There’s been a change in the way some businesses work that doesn’t sit right with me. I first noticed it when Disney’s Epcot Center opened in 1982. We drove to the park where we were required to pay for parking. There was no alternative – public transportation didn’t go to the park, and it was located on private property far from any public parking facility, so you couldn’t walk in. In other words, they made you pay for a “convenience” that was not optional. This makes me grumble, because it’s such a transparent mechanism for profiteering, and hiding the true cost of a day at the park.
Once we got inside the park, I soon discovered its true purpose. It wasn’t an amusement park, it was a shopping mall. This was in 1982, and there were only a small handful of rides. Every “exhibit” was nothing more than a showcase for merchandising. We had paid a significant admission price, which granted us very little more than the privilege of spending more money. Since 1982, a number of rides have been added, but sparingly. The idea is, if you’re a captive audience, and you’re bored, you’ll shop.
The same is true of cruise ships. I’ve never been on a cruise, but from what I’ve been told, it’s like a big resort hotel where meals, music and dancing girls are included in the ticket price. The difference is that you can’t leave. They charge whatever they like for items offered in the shops on board, and most significantly, for alcohol. You don’t really have a choice, because you can’t leave; you’re a member of the captive audience, and you paid to be there.
Some tortured Marketing genius concocted the idea that you can lure people into captive audience situations and then exploit them. If you do it with charm and grace and a some smoke and mirrors, they won’t actually notice how badly they’ve been raped, and may even come back for more. Some companies do it well, others do it less well, but it has become an accepted, even respected business practice. If I sound bitter, it’s because I feel that this kind of treatment is disrespectful to the customer, and I wish more customers expressed their outrage, instead of allowing themselves to be manipulated so easily by people who feel superior to them.
But cruises and theme parks are optional amusements, and I’m under no obligation to pay for them, so I don’t. That’s actually not what I wanted to talk about.
The whole concept of the willing captive audience was developed dramatically by a guy named Werner Erhard in the late 70’s and early 80’s with his EST seminars. People paid $250 to attend, and were then forbidden to leave for up to 12 hours, even to use the bathroom. It’s not surprising to me that Erhard had such a huge ego or such severe control issues, but I am shocked that people showed up. And they did, in droves. This sort of thing only serves to remind me that human beings live on a bell curve. At one end are those who would pay for Erhard to abuse them, and at the other end are those who would shove his head in the toilet and give him a swirly.

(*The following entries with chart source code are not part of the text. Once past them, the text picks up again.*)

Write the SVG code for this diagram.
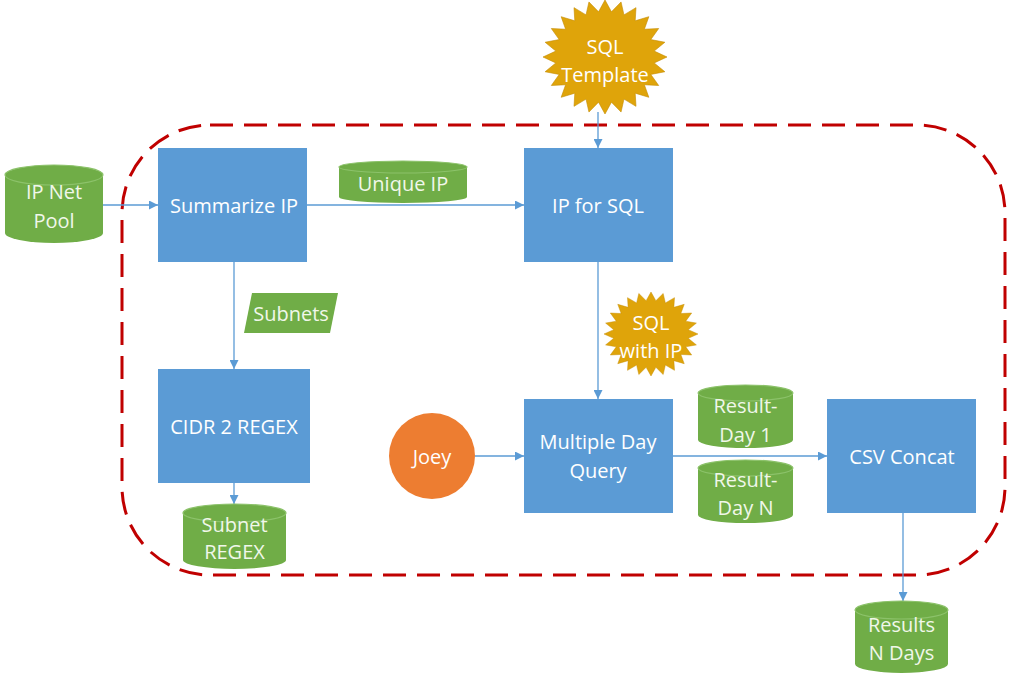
<svg xmlns="http://www.w3.org/2000/svg" xmlns:xlink="http://www.w3.org/1999/xlink" width="1015" height="682" viewBox="0 0 1015 682">
<style>
.box{fill:#5B9BD5;}
.cyl{fill:#70AD47;}
.cyltop{fill:none;stroke:#8CC26A;stroke-width:1.2;}
.star{fill:#DFA40A;stroke:#C48A00;stroke-width:1;}
.t{font-family:"Open Sans","Noto Sans",sans-serif;font-size:20px;fill:#FFFFFF;text-anchor:middle;dominant-baseline:central;}
.tg{fill:#F0F7EA;}
.conn{stroke:#5B9BD5;stroke-width:1.3;fill:none;}
.boundary{fill:none;stroke:#C00000;stroke-width:3;stroke-dasharray:23 11;}
</style>
<defs>
<marker id="arr" viewBox="0 0 10 10" refX="10" refY="5" markerWidth="9" markerHeight="9" markerUnits="userSpaceOnUse" orient="auto">
<path d="M0,0 L10,5 L0,10 z" fill="#5B9BD5"/>
</marker>
<polygon id="starshape" points="100,0 79.3,10.4 96.6,25.9 73.9,30.6 86.6,50 63.5,48.7 70.7,70.7 48.7,63.5 50,86.6 30.6,73.9 25.9,96.6 10.4,79.3 0,100 -10.4,79.3 -25.9,96.6 -30.6,73.9 -50,86.6 -48.7,63.5 -70.7,70.7 -63.5,48.7 -86.6,50 -73.9,30.6 -96.6,25.9 -79.3,10.4 -100,0 -79.3,-10.4 -96.6,-25.9 -73.9,-30.6 -86.6,-50 -63.5,-48.7 -70.7,-70.7 -48.7,-63.5 -50,-86.6 -30.6,-73.9 -25.9,-96.6 -10.4,-79.3 0,-100 10.4,-79.3 25.9,-96.6 30.6,-73.9 50,-86.6 48.7,-63.5 70.7,-70.7 63.5,-48.7 86.6,-50 73.9,-30.6 96.6,-25.9 79.3,-10.4"/>
</defs>
<rect width="1015" height="682" fill="#FFFFFF"/>

<rect id="boundary" class="boundary" x="122" y="125" width="883" height="450" rx="88" ry="88"/>

<g id="connectors">
<line class="conn" x1="103" y1="205" x2="158" y2="205" marker-end="url(#arr)"/>
<line class="conn" x1="307" y1="205" x2="524" y2="205" marker-end="url(#arr)"/>
<line class="conn" x1="234" y1="262" x2="234" y2="369" marker-end="url(#arr)"/>
<line class="conn" x1="234" y1="483" x2="234" y2="504" marker-end="url(#arr)"/>
<line class="conn" x1="598" y1="112" x2="598" y2="148" marker-end="url(#arr)"/>
<line class="conn" x1="598" y1="262" x2="598" y2="399" marker-end="url(#arr)"/>
<line class="conn" x1="475" y1="456" x2="524" y2="456" marker-end="url(#arr)"/>
<line class="conn" x1="673" y1="456" x2="827" y2="456" marker-end="url(#arr)"/>
<line class="conn" x1="903" y1="513" x2="903" y2="601" marker-end="url(#arr)"/>
</g>

<g id="ip-net-pool">
<path class="cyl" d="M5,175 A49,10 0 0 1 103,175 V233 A49,10 0 0 1 5,233 Z"/>
<ellipse class="cyltop" cx="54" cy="175" rx="49" ry="10"/>
<text class="t tg" x="54" y="191">IP Net</text>
<text class="t tg" x="54" y="220">Pool</text>
</g>

<g id="summarize-ip">
<rect class="box" x="158" y="148" width="149" height="114"/>
<text class="t" x="234" y="205">Summarize IP</text>
</g>

<g id="unique-ip">
<path class="cyl" d="M339,167 A64,6 0 0 1 467,167 V197 A64,6 0 0 1 339,197 Z"/>
<ellipse class="cyltop" cx="403" cy="167" rx="64" ry="6"/>
<text class="t tg" x="403" y="183">Unique IP</text>
</g>

<g id="ip-for-sql">
<rect class="box" x="524" y="148" width="149" height="114"/>
<text class="t" x="598" y="205">IP for SQL</text>
</g>

<g id="sql-template">
<use xlink:href="#starshape" class="star" transform="translate(605,57) scale(0.62,0.57)" vector-effect="non-scaling-stroke"/>
<text class="t" x="605" y="46">SQL</text>
<text class="t" x="605" y="74">Template</text>
</g>

<g id="subnets">
<polygon class="cyl" points="252,293 338,293 330,333 244,333"/>
<text class="t tg" x="291" y="313">Subnets</text>
</g>

<g id="cidr-2-regex">
<rect class="box" x="158" y="369" width="152" height="114"/>
<text class="t" x="234" y="426">CIDR 2 REGEX</text>
</g>

<g id="subnet-regex">
<path class="cyl" d="M183,513 A51.5,9 0 0 1 286,513 V560 A51.5,9 0 0 1 183,560 Z"/>
<ellipse class="cyltop" cx="234.5" cy="513" rx="51.5" ry="9"/>
<text class="t tg" x="234.5" y="524">Subnet</text>
<text class="t tg" x="234.5" y="551">REGEX</text>
</g>

<g id="sql-with-ip">
<use xlink:href="#starshape" class="star" transform="translate(651,334) scale(0.47,0.42)" vector-effect="non-scaling-stroke"/>
<text class="t" x="651" y="322">SQL</text>
<text class="t" x="651" y="350">with IP</text>
</g>

<g id="joey">
<circle cx="432" cy="456" r="43" fill="#ED7D31"/>
<text class="t" x="432" y="456">Joey</text>
</g>

<g id="multiple-day-query">
<rect class="box" x="524" y="399" width="149" height="114"/>
<text class="t" x="598" y="441">Multiple Day</text>
<text class="t" x="598" y="470">Query</text>
</g>

<g id="result-day-1">
<path class="cyl" d="M698,393 A47.5,8 0 0 1 793,393 V440 A47.5,8 0 0 1 698,440 Z"/>
<ellipse class="cyltop" cx="745.5" cy="393" rx="47.5" ry="8"/>
<text class="t tg" x="745.5" y="405">Result-</text>
<text class="t tg" x="745.5" y="434">Day 1</text>
</g>

<g id="result-day-n">
<path class="cyl" d="M698,468 A47.5,8 0 0 1 793,468 V515 A47.5,8 0 0 1 698,515 Z"/>
<ellipse class="cyltop" cx="745.5" cy="468" rx="47.5" ry="8"/>
<text class="t tg" x="745.5" y="479">Result-</text>
<text class="t tg" x="745.5" y="507">Day N</text>
</g>

<g id="csv-concat">
<rect class="box" x="827" y="399" width="149" height="114"/>
<text class="t" x="902" y="456">CSV Concat</text>
</g>

<g id="results-n-days">
<path class="cyl" d="M855,610 A46.5,9 0 0 1 948,610 V664 A46.5,9 0 0 1 855,664 Z"/>
<ellipse class="cyltop" cx="901.5" cy="610" rx="46.5" ry="9"/>
<text class="t tg" x="901.5" y="624">Results</text>
<text class="t tg" x="901.5" y="652">N Days</text>
</g>
</svg>
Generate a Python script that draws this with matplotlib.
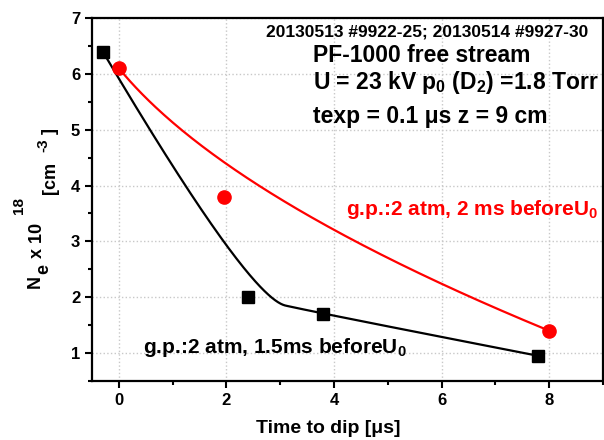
import numpy as np
import matplotlib.pyplot as plt
from matplotlib.ticker import MultipleLocator

plt.rcParams['font.family'] = ['Liberation Sans', 'DejaVu Sans']
plt.rcParams['font.weight'] = 'bold'
plt.rcParams['mathtext.fontset'] = 'custom'
plt.rcParams['mathtext.rm'] = 'Liberation Sans:bold'
plt.rcParams['mathtext.it'] = 'Liberation Sans:bold'
plt.rcParams['mathtext.bf'] = 'Liberation Sans:bold'

# data
t_black = [-0.3, 2.4, 3.8, 7.8]
ne_black = [6.4, 2.0, 1.7, 0.95]
t_red = [0.0, 1.95, 8.0]
ne_red = [6.1, 3.8, 1.4]

W, H = 604, 440


def bspline2(xs, ys, n=200):
    # clamped quadratic B-spline using the points as control polygon
    p = np.column_stack([xs, ys]).astype(float)
    if len(p) < 3:
        return p[:, 0], p[:, 1]
    ends = [p[0]] + [(p[i] + p[i + 1]) / 2 for i in range(1, len(p) - 2)] + [p[-1]]
    out = []
    t = np.linspace(0, 1, n)[:, None]
    for i in range(len(ends) - 1):
        a, b, c = ends[i], p[i + 1], ends[i + 1]
        out.append((1 - t) ** 2 * a + 2 * t * (1 - t) * b + t ** 2 * c)
    out = np.vstack(out)
    return out[:, 0], out[:, 1]


fig = plt.figure(figsize=(W / 100, H / 100), dpi=100)
ax = fig.add_axes([92 / W, 1 - 381 / H, 511 / W, 363 / H])

bx, by = bspline2(t_black, ne_black)
rx, ry = bspline2(t_red, ne_red)
ax.plot(bx, by, color='black', lw=1.6, zorder=3)
ax.plot(rx, ry, color='red', lw=1.6, zorder=3)
ax.plot(t_black, ne_black, 's', color='black', ms=8.5, zorder=4)
ax.plot(t_red, ne_red, 'o', color='red', ms=9.5, zorder=4)

ax.set_xlim(-0.5, 9)
ax.set_ylim(0.5, 7)
ax.xaxis.set_major_locator(MultipleLocator(2))
ax.xaxis.set_minor_locator(MultipleLocator(1))
ax.yaxis.set_major_locator(MultipleLocator(1))
ax.yaxis.set_minor_locator(MultipleLocator(0.5))
ax.grid(True, which='major', color='#c8c8c8', ls=':', lw=1)
ax.tick_params(which='both', direction='out', width=1.5, labelsize=12)
ax.tick_params(which='major', length=5)
ax.tick_params(which='minor', length=3)
for s in ax.spines.values():
    s.set_linewidth(1.6)

ax.set_xlabel('Time to dip [μs]', fontsize=14, fontweight='bold')
ax.xaxis.set_label_coords((328 - 92) / 511, -(428 - 381) / 363)
ax.xaxis.label.set_va('center')


# y label built from pieces (Origin-style full size sub/superscripts)
def ypiece(s, x, y, size):
    fig.text(x / W, 1 - y / H, s, rotation=90, rotation_mode='anchor',
             ha='left', va='baseline', fontsize=size, fontweight='bold')


ypiece('N', 40, 288, 13)
ypiece('e', 48, 274, 13)
ypiece('x 10', 42, 258, 13)
ypiece('18', 23, 214, 11)
ypiece('[cm', 55, 194, 13)
ypiece('-3', 47, 152, 11)
ypiece(']', 55, 134, 13)

ax.text(0.971, 0.950, '20130513 #9922-25; 20130514 #9927-30', transform=ax.transAxes,
        ha='right', va='baseline', fontsize=12.5, fontweight='bold')
ax.text(0.432, 0.879, 'PF-1000 free stream', transform=ax.transAxes,
        ha='left', va='baseline', fontsize=16.5, fontweight='bold')
ax.text(0.432, 0.804, r'U = 23 kV p$_0$ (D$_2$) =1.8 Torr', transform=ax.transAxes,
        ha='left', va='baseline', fontsize=16.5, fontweight='bold')
ax.text(0.432, 0.711, 'texp = 0.1 μs z = 9 cm', transform=ax.transAxes,
        ha='left', va='baseline', fontsize=16.5, fontweight='bold')
ax.text(0.497, 0.457, r'g.p.:2 atm, 2 ms beforeU$_0$', transform=ax.transAxes,
        ha='left', va='baseline', fontsize=15, fontweight='bold', color='red')
ax.text(0.100, 0.077, r'g.p.:2 atm, 1.5ms beforeU$_0$', transform=ax.transAxes,
        ha='left', va='baseline', fontsize=15, fontweight='bold', color='black')

plt.savefig('out.png', dpi=100)
plt.close()
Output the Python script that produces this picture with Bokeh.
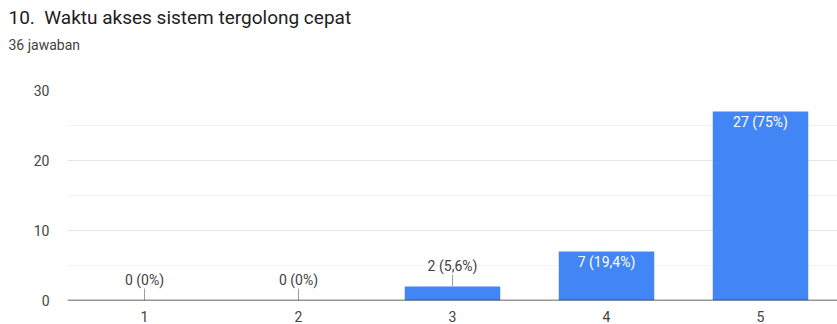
from bokeh.plotting import figure
from bokeh.models import Title, Span, SingleIntervalTicker, ColumnDataSource, FactorRange
from bokeh.core.properties import value
from bokeh.embed import file_html
from bokeh.resources import INLINE

# ---- data ----
categories = ["1", "2", "3", "4", "5"]
counts = [0, 0, 2, 7, 27]
percent_labels = ["0%", "0%", "5,6%", "19,4%", "75%"]
title_text = "10.\u00a0 Waktu akses sistem tergolong cepat"
subtitle_text = "36 jawaban"
y_max = 30

FONT = "Roboto"
BLUE = "#4285f4"

labels = [f"{c} ({p})" for c, p in zip(counts, percent_labels)]
inside_threshold = 5
lead = 1.7

out_x, out_y0, out_y1, out_txt = [], [], [], []
in_x, in_y, in_txt = [], [], []
for cat, c, lab in zip(categories, counts, labels):
    if c >= inside_threshold:
        in_x.append(cat); in_y.append(c); in_txt.append(lab)
    else:
        out_x.append(cat); out_y0.append(c); out_y1.append(c + lead); out_txt.append(lab)

p = figure(
    x_range=FactorRange(factors=categories, range_padding=0),
    y_range=(0, y_max),
    width=837, height=324,
    output_backend="svg", toolbar_location=None,
    min_border_left=67, min_border_right=0, min_border_top=0, min_border_bottom=10,
)
p.outline_line_color = None
p.background_fill_color = "white"
p.border_fill_color = "white"

# spacer between subtitle and plot area (nearest to frame), then subtitle, then title
p.add_layout(Title(text="\u00a0", text_font=FONT, text_font_size="1px",
                   align="left", offset=-59, standoff=32), "above")
p.add_layout(Title(text=subtitle_text, text_font=FONT, text_font_size="14px",
                   text_font_style="normal", text_color="#424242", align="left",
                   vertical_align="bottom", offset=-59, standoff=6), "above")
p.add_layout(Title(text=title_text, text_font=FONT, text_font_size="19px",
                   text_font_style="normal", text_color="#212121", align="left",
                   vertical_align="bottom", offset=-59, standoff=6), "above")

src = ColumnDataSource(dict(x=categories, top=counts))
p.vbar(x="x", top="top", width=0.62, source=src, color=BLUE, line_color=None)

# leader lines and outside labels
p.segment(x0=out_x, y0=out_y0, x1=out_x, y1=out_y1, line_color="#9e9e9e", line_width=1)
p.text(x=out_x, y=out_y1, text=out_txt, text_font=value(FONT), text_font_size="14px",
       text_color="#424242", text_align="center", text_baseline="bottom", y_offset=-1)
# inside labels
p.text(x=in_x, y=in_y, text=in_txt, text_font=value(FONT), text_font_size="14px",
       text_color="white", text_align="center", text_baseline="top", y_offset=2)

# baseline
p.add_layout(Span(location=0, dimension="width", line_color="#333333", line_width=1.5))

# axes
p.yaxis.ticker = SingleIntervalTicker(interval=10, num_minor_ticks=2)
p.yaxis.axis_line_color = None
p.yaxis.major_tick_line_color = None
p.yaxis.minor_tick_line_color = None
p.yaxis.major_label_text_font = FONT
p.yaxis.major_label_text_font_size = "14px"
p.yaxis.major_label_text_color = "#444444"
p.yaxis.major_label_standoff = 12

p.xaxis.axis_line_color = None
p.xaxis.major_tick_line_color = None
p.xaxis.major_label_text_font = FONT
p.xaxis.major_label_text_font_size = "14px"
p.xaxis.major_label_text_color = "#444444"
p.xaxis.major_label_standoff = 4

p.xgrid.grid_line_color = None
p.ygrid.grid_line_color = "#e6e6e6"
p.ygrid.minor_grid_line_color = "#f2f2f2"

open("out.html", "w").write(file_html(p, INLINE))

Every three months, my company has a 2 – 3 hour quarterly meeting. We’re all obligated to attend. The actual language on the e-mailed notice of the meeting date says, “Your attendance is expected and appreciated.” I’ve seen this ludicrous contradiction every three months for 9 years, but I still laugh every time I see it. They usually have some bagels, fruit, juice and coffee available to sweeten the deal, but we all know that we’re a captive audience.
Several management drones get up to read Powerpoint slides to us, while I fidget and wonder how they can justify the drop in productivity when they could just e-mail us the Powerpoint slides and we could read them ourselves. I’ve come to the realization that these presentations are performances, and the suits standing up in front of us imagine that we’re all enthralled, despite the fact that we’ve been ordered to attend.
While the meetings are informational, the presentations are actually intended to be motivational. The managers all want to be Tony Robbins. So there’s a lot of “teamwork” language, with the occasional self-deprecating “we couldn’t do it without you.” But occasionally, the news is not good. This is where management struggles to conceal their panic, but it’s obvious. They defend their strategies and change the tone of the presentation to include statements like “belt-tightening” and “managing to conditions.” And they belabor obvious topics and repeat themselves a lot. Today, I heard the president of our division say, “…because it’s important to the customer. Important to the customer. That’s why we’re here, to do what’s IMPORTANT. For the CUSTOMER.”
What they don’t realize is that we would all come willingly to sit through the meetings if they would charge us for parking, booze and dancing girls. I’m sure it would do wonders for the bottom line, and everybody would have much greater appreciation for our management team.